In practice, the challenge is often less about whether organizations use ideas originating from Lean, Project Management, systems thinking, or quality management practices. Management knowledge has always evolved through integration, adaptation, and recombination.

The deeper issue usually emerges when organizations lose clarity and transparency about:
• The origins and intent of those practices,
• The trade-offs introduced by scale,
• The degree to which process gradually starts replacing adaptability.

I also believe it is important to distinguish more carefully between Lean, Lean Six Sigma, traditional management approaches, and Agile, because these traditions emerged from different historical, operational, and philosophical contexts, even if they later influenced one another significantly.

At the same time, I think an important nuance is required in discussions around authenticity.

Process and structure are not inherently opposed to Agile.
Large-scale adaptive systems inevitably require some level of coordination, governance, shared visibility, and operational consistency to remain coherent at enterprise scale.
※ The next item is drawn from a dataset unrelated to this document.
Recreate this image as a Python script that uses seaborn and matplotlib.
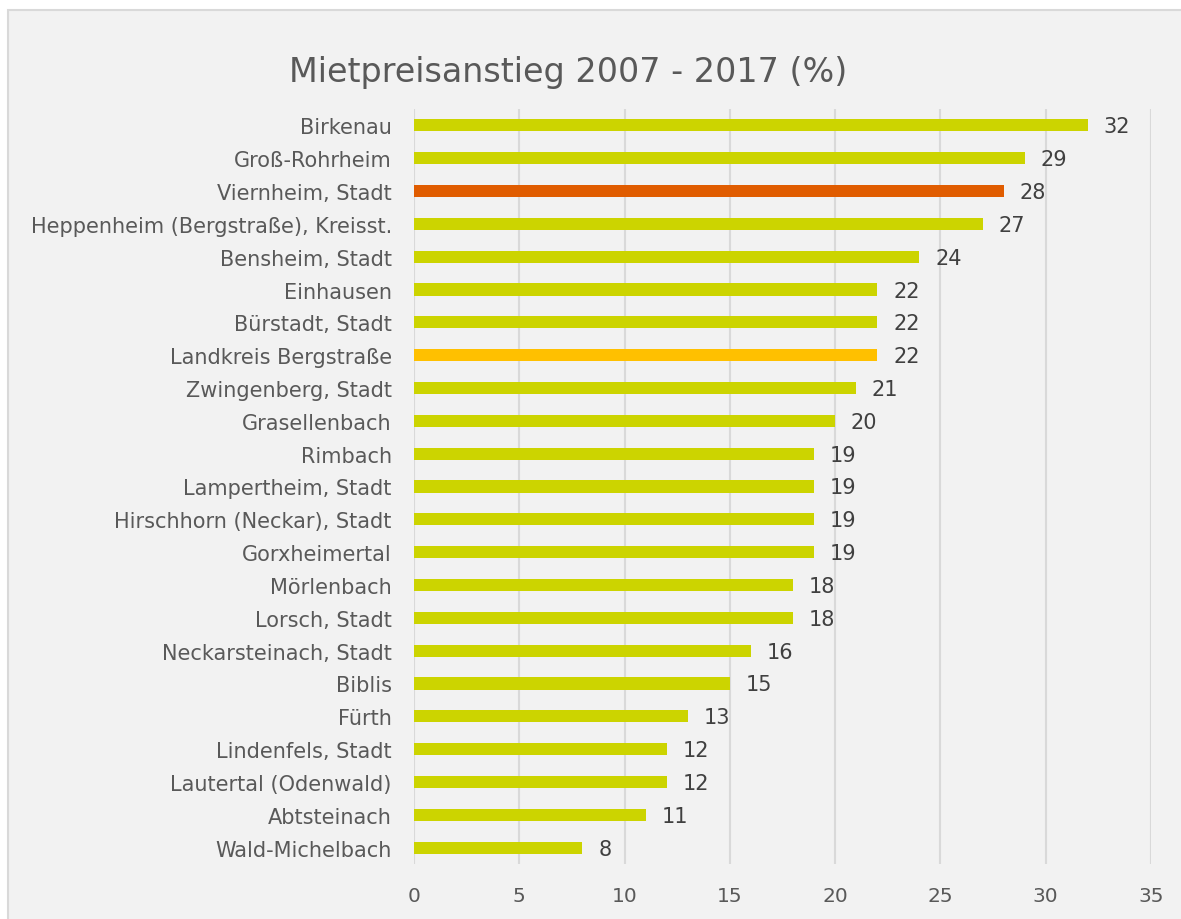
import pandas as pd
import matplotlib.pyplot as plt
import matplotlib.patches as mpatches
import seaborn as sns

# Data
gemeinden = [
    "Birkenau", "Groß-Rohrheim", "Viernheim, Stadt",
    "Heppenheim (Bergstraße), Kreisst.", "Bensheim, Stadt", "Einhausen",
    "Bürstadt, Stadt", "Landkreis Bergstraße", "Zwingenberg, Stadt",
    "Grasellenbach", "Rimbach", "Lampertheim, Stadt",
    "Hirschhorn (Neckar), Stadt", "Gorxheimertal", "Mörlenbach",
    "Lorsch, Stadt", "Neckarsteinach, Stadt", "Biblis", "Fürth",
    "Lindenfels, Stadt", "Lautertal (Odenwald)", "Abtsteinach", "Wald-Michelbach",
]
anstieg = [32, 29, 28, 27, 24, 22, 22, 22, 21, 20, 19, 19, 19, 19, 18, 18, 16, 15, 13, 12, 12, 11, 8]
x_ticks = [0, 5, 10, 15, 20, 25, 30, 35]

df = pd.DataFrame({"Gemeinde": gemeinden, "Anstieg": anstieg})

# Colors: default, Viernheim highlighted, county average highlighted
colors = {g: "#CCD400" for g in gemeinden}
colors["Viernheim, Stadt"] = "#E05C00"
colors["Landkreis Bergstraße"] = "#FFC000"

sns.set_style("white")
plt.rcParams['font.family'] = ['DejaVu Sans']
text_col = "#595959"

fig = plt.figure(figsize=(11.81, 9.2), dpi=100)
fig.patch.set_facecolor("white")
# chart panel with light border
panel = mpatches.Rectangle((8 / 1181, -0.01), 1.02, (920 - 11) / 920 + 0.01,
                           transform=fig.transFigure, facecolor="#F2F2F2",
                           edgecolor="#D9D9D9", linewidth=1.5, zorder=-10)
fig.patches.append(panel)

ax = fig.add_axes([414 / 1181, 1 - 865 / 920, 737 / 1181, 755 / 920])
ax.set_facecolor("none")

sns.barplot(data=df, x="Anstieg", y="Gemeinde", hue="Gemeinde", palette=colors,
            legend=False, width=0.37, linewidth=0, ax=ax, zorder=3, saturation=1)

for i, v in enumerate(anstieg):
    ax.text(v + 0.75, i + 0.03, str(v), va="center", ha="left", fontsize=15,
            color="#404040")

ax.set_xlim(0, 35)
ax.set_ylim(22.5, -0.5)
ax.set_xticks(x_ticks)
ax.grid(axis="x", color="#D9D9D9", linewidth=1.5, zorder=0)
ax.set_axisbelow(True)
for s in ax.spines.values():
    s.set_visible(False)
ax.tick_params(axis="y", length=0, pad=16, labelsize=15, labelcolor=text_col)
ax.tick_params(axis="x", length=0, pad=16, labelsize=14.5, labelcolor=text_col)
ax.set_xlabel("")
ax.set_ylabel("")

fig.text(0.481, 0.921, "Mietpreisanstieg 2007 - 2017 (%)", ha="center", va="center",
         fontsize=24, color=text_col)

plt.savefig("out.png", dpi=100)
The real risk begins when structure stops enabling adaptation and starts constraining it.

That is usually the moment when organizations begin drifting:
• From empowerment toward compliance,
• From learning toward process adherence,
• From customer feedback toward metric optimization,
• From adaptive responsiveness toward institutional rigidity.

Perhaps the deeper reflection behind your article is not simply whether frameworks are “authentic” or not, but how organizations can scale coordination and complexity without losing the adaptive capacity that made Agile valuable in the first place.

This tension is becoming increasingly visible not only in Agile environments, but across modern organizations trying to simultaneously scale transformation, governance, AI, and operational complexity.

An important and valuable discussion for the profession.